Any science must make predictions (that ultimately must measure true), whether climate science or soil science.  The part that makes this study a farce is the lack of ability to accurately predict decades of stover residue removal rate studies.   In his study, 1 -1=-1 ((since what he actually modeled was 1-2=-1))  see figure 1, where now dozens of publications show how and when 1-1=0 at practical, responsible removal rates in no till/strip till systems.    To my knowledge, every commercial crop residue operation sets strict agronomic practice guidelines (for nothing else that to save their own skin should non-point pollution come to litigation). 
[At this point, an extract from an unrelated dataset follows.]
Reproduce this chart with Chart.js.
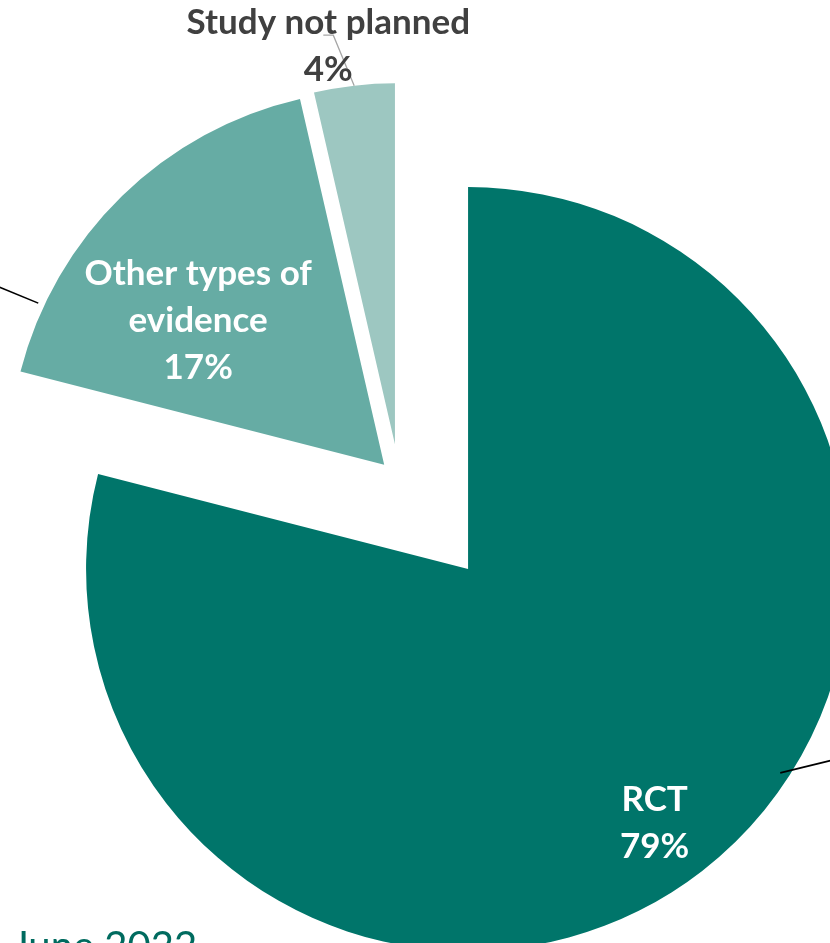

I wouldn't go so far as calling all modeling disingenuous, but  a model output does NOT = data and it MUST predict a future state.  In the lack of ability to fast forward into the future, models are typically subjected to "leave one out" validation which the study makes not attempt to do, namely because there is no actual data set available to cross validate.   The author only goes so far as to validate SOC decomposition rates (which of course should approximate since it's is exactly what the model was built on, ie self referencing. 

The particular study is GIGO, but could be fixed to reflect accepted findings and best practices ALREADY in place.   There is good science out there, but reader , reviewer, and editor beware.   

My real beef is the reason his was published was to gain citations (half the reason Nature publishes the way it does is to keep it's impact factor) , career moves, , press exposure, maybe to stimulate discussion.  Heck, i'm doing it right now.    80% of the topics in high impact journals are very good science - the remaining 20% seem to be purely hit generators.  This is an age-old problem.